Show HN: Desktop ONLY – Drag&Drop performance inside a multithreading env - tobiu
https://neomjs.github.io/pages/node_modules/neo.mjs/dist/production/examples/dialog/index.html
======
tobiu
Also feel free to try drag&drop inside the calendar demo.

Desktop only as well (until the TouchSensor is ready) and still work in
progress:

[https://neomjs.github.io/pages/node_modules/neo.mjs/dist/pro...](https://neomjs.github.io/pages/node_modules/neo.mjs/dist/production/examples/calendar/basic/index.html)

You can only drag events inside the week view into valid states.

------
tobiu
background info:

the demo app is located inside the App Worker.

the drag events get triggered in main, while the handlers live within the App
Worker scope.

I was sceptical at first, how the performance for a custom drag&drop
implementation would work out.

Best to use Chrome (some polishing left for FF & Safari).

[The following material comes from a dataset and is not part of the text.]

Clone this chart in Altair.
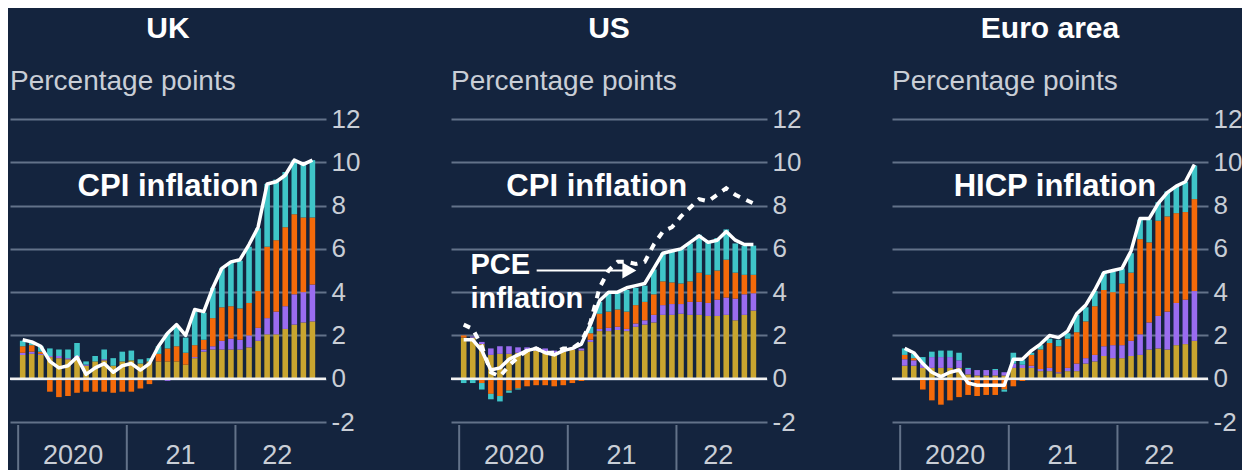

The TouchSensor is next on my todo list.

You can find the code here:

[https://github.com/neomjs/neo/blob/dev/src/main/addon/DragDr...](https://github.com/neomjs/neo/blob/dev/src/main/addon/DragDrop.mjs)

[https://github.com/neomjs/neo/tree/dev/src/main/draggable](https://github.com/neomjs/neo/tree/dev/src/main/draggable)

[https://github.com/neomjs/neo/blob/dev/src/dialog/Base.mjs](https://github.com/neomjs/neo/blob/dev/src/dialog/Base.mjs)

------
tobiu
For those of you reading this on mobile and still want to get an idea:

[https://youtu.be/UT0Gyy3cjl0](https://youtu.be/UT0Gyy3cjl0)

------
tobiu
Once the TouchSensor is done, I will create a demo for multi screen drag&drop
(dragging an in app dialog from one browser window into another).

A blog post will follow.

------
tobiu
done.

[https://youtu.be/dFHeDd7wAus](https://youtu.be/dFHeDd7wAus)

you can now drag&drop in desktop and mobile envs. in case you use chrome to
toggle the modes, please make sure to reload the page.

same url.

------
tobiu
almost done with drag&drop for touch:
[https://youtu.be/tJxyxMyqR9E](https://youtu.be/tJxyxMyqR9E)